- **Problem statement**
Write each line of the material exactly as given, from the top through the line that contains "(0,0) rectangle (1233,1708);", and omit all pictures.

- **Data block**
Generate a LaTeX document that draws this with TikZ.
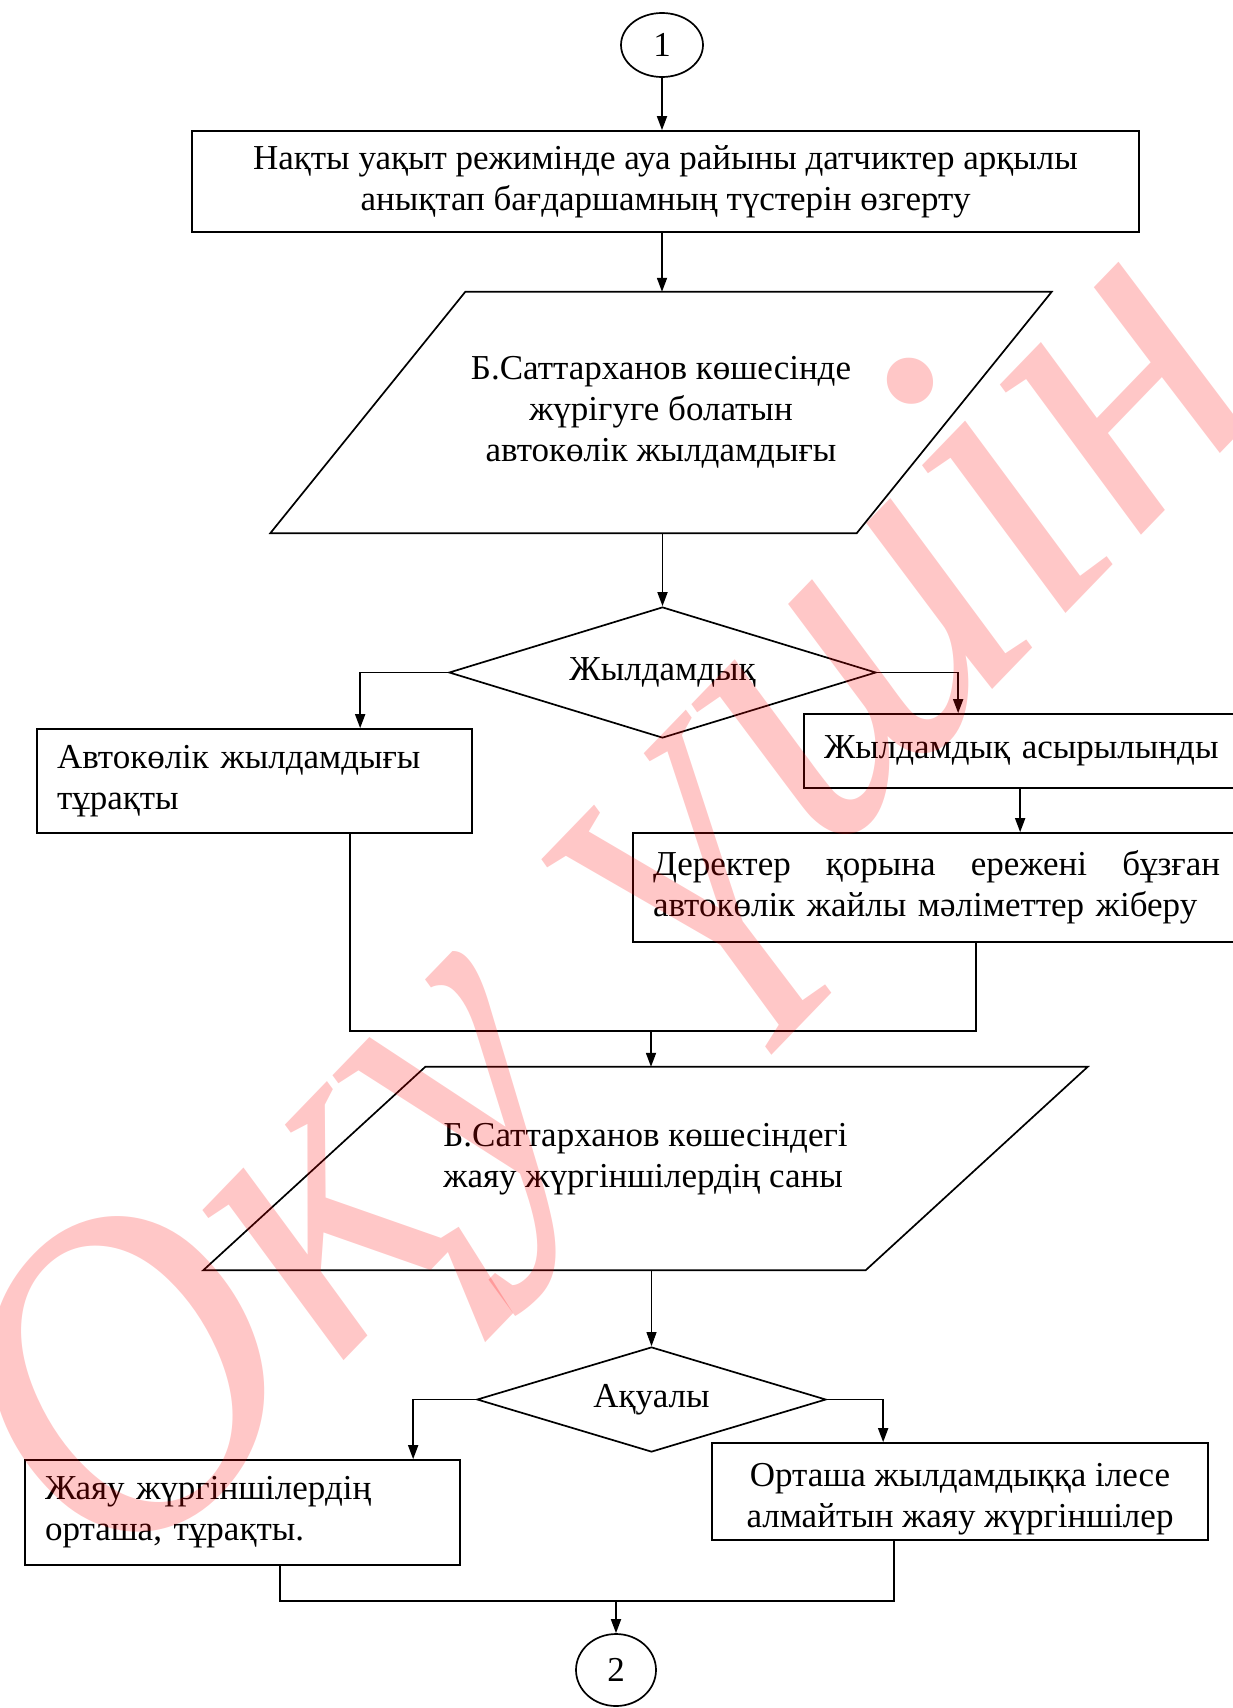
\documentclass[tikz,border=0pt]{standalone}
\usepackage{fontspec}
\setmainfont{Liberation Serif}
\usetikzlibrary{shapes.geometric,arrows.meta,calc}
\begin{document}
\begin{tikzpicture}[x=1pt,y=-1pt,
  every node/.style={font=\fontsize{35}{41}\selectfont, inner sep=0pt},
  boxbase/.style={draw, rectangle, line width=1.7pt},
  cbox/.style={boxbase, align=center},
  lbox/.style={boxbase, align=left, inner xsep=20pt},
  connector/.style={draw, ellipse, line width=1.7pt},
  decision/.style={draw, diamond, line width=1.7pt, shape aspect=3.2},
  iobox/.style={align=center},
  link/.style={line width=1.7pt},
  arr/.style={link, -{Triangle[length=14pt,width=10pt]}},
  stamptext/.style={text=red, text opacity=0.22,
    font=\fontsize{390}{390}\selectfont\itshape}
]
\useasboundingbox (0,0) rectangle (1233,1708);

% start connector and first process
\node[connector, minimum width=82pt, minimum height=64pt] (c1) at (662,45) {1};
\node[cbox, minimum width=947pt, minimum height=101pt] (b1) at (665.5,181.5)
  {Нақты уақыт режимінде ауа райыны датчиктер арқылы\\анықтап бағдаршамның түстерін өзгерту};

% first input (parallelogram drawn around the text node)
\node[iobox, minimum width=586pt, minimum height=241pt] (p1) at (661,412.5)
  {Б.Саттарханов көшесінде\\жүрігуге болатын\\автокөлік жылдамдығы};
\draw[link] ([xshift=97.5pt]p1.north west) -- ([xshift=97.5pt]p1.north east)
  -- ([xshift=-97.5pt]p1.south east) -- ([xshift=-97.5pt]p1.south west) -- cycle;

% speed decision
\node[decision, minimum width=427pt, minimum height=131pt] (d1) at (662.5,672.5) {Жылдамдық};

\node[lbox, text width=395pt, minimum height=104pt] (l1) at (254.5,781)
  {Автокөлік жылдамдығы\\тұрақты};
\node[lbox, text width=406pt, minimum height=74pt] (r1) at (1027,751)
  {Жылдамдық асырылынды};
\node[lbox, text width=567pt, minimum height=109pt] (r2) at (936.5,887.5)
  {Деректер\hfill{} қорына\hfill{} ережені\hfill{} бұзған\\автокөлік жайлы мәліметтер жіберу};

% second input
\node[iobox, align=left, minimum width=662pt, minimum height=203pt] (p2) at (645.5,1168.5)
  {Б.Саттарханов көшесіндегі\\жаяу жүргіншілердің саны\\[-14pt]\mbox{}};
\draw[link] ([xshift=111pt]p2.north west) -- ([xshift=111pt]p2.north east)
  -- ([xshift=-111pt]p2.south east) -- ([xshift=-111pt]p2.south west) -- cycle;

% pedestrian decision
\node[decision, minimum width=349pt, minimum height=105pt] (d2) at (651.5,1399.5) {Ақуалы};

\node[lbox, text width=395pt, minimum height=105pt] (l2) at (242.5,1512.5)
  {Жаяу жүргіншілердің\\орташа, тұрақты.};
\node[cbox, minimum width=496pt, minimum height=97pt] (r3) at (960,1491.5)
  {\rule{0pt}{38pt}Орташа жылдамдыққа ілесе\\алмайтын жаяу жүргіншілер};

\node[connector, minimum width=80pt, minimum height=72pt] (c2) at (616,1670) {2};

% merge points
\coordinate (m1) at (651,1031);
\coordinate (m2) at (616,1601);

% connectors
\draw[arr] (c1.south) -- (c1.south |- b1.north);
\draw[arr] (b1.south -| c1.south) -- (c1.south |- p1.north);
\draw[arr] (p1.south -| d1.north) -- (d1.north);
\draw[arr] (d1.west) -| ([xshift=324pt]l1.north west);
\draw[arr] (d1.east) -| ([xshift=155pt]r1.north west);
\draw[arr] ([xshift=217pt]r1.south west) -- ([xshift=217pt]r1.south west |- r2.north);
\draw[link] ([xshift=314pt]l1.south west) |- (m1) -| ([xshift=344pt]r2.south west);
\draw[arr] (m1) -- (m1 |- p2.north);
\draw[arr, line width=0.9pt] (p2.south -| d2.north) -- (d2.north);
\draw[arr] (d2.west) -| ([xshift=389pt]l2.north west);
\draw[arr] (d2.east) -| ([xshift=172pt]r3.north west);
\draw[link] ([xshift=256pt]l2.south west) |- (m2) -| ([xshift=183pt]r3.south west);
\draw[arr] (m2) -- (c2.north);

% diagonal watermark over the chart
\begin{scope}[shift={(628,923)}, rotate=46]
  \node[stamptext, transform shape, xscale=1.09, yscale=1.15] (wm) at (0,0) {Оқу үшін};
\end{scope}
\end{tikzpicture}
\end{document}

- **Solution**
Generate a LaTeX document that draws this with TikZ.
\documentclass[tikz,border=0pt]{standalone}
\usepackage{fontspec}
\setmainfont{Liberation Serif}
\usetikzlibrary{shapes.geometric,arrows.meta,calc}
\begin{document}
\begin{tikzpicture}[x=1pt,y=-1pt,
  every node/.style={font=\fontsize{35}{41}\selectfont, inner sep=0pt},
  boxbase/.style={draw, rectangle, line width=1.7pt},
  cbox/.style={boxbase, align=center},
  lbox/.style={boxbase, align=left, inner xsep=20pt},
  connector/.style={draw, ellipse, line width=1.7pt},
  decision/.style={draw, diamond, line width=1.7pt, shape aspect=3.2},
  iobox/.style={align=center},
  link/.style={line width=1.7pt},
  arr/.style={link, -{Triangle[length=14pt,width=10pt]}},
  stamptext/.style={text=red, text opacity=0.22,
    font=\fontsize{390}{390}\selectfont\itshape}
]
\useasboundingbox (0,0) rectangle (1233,1708);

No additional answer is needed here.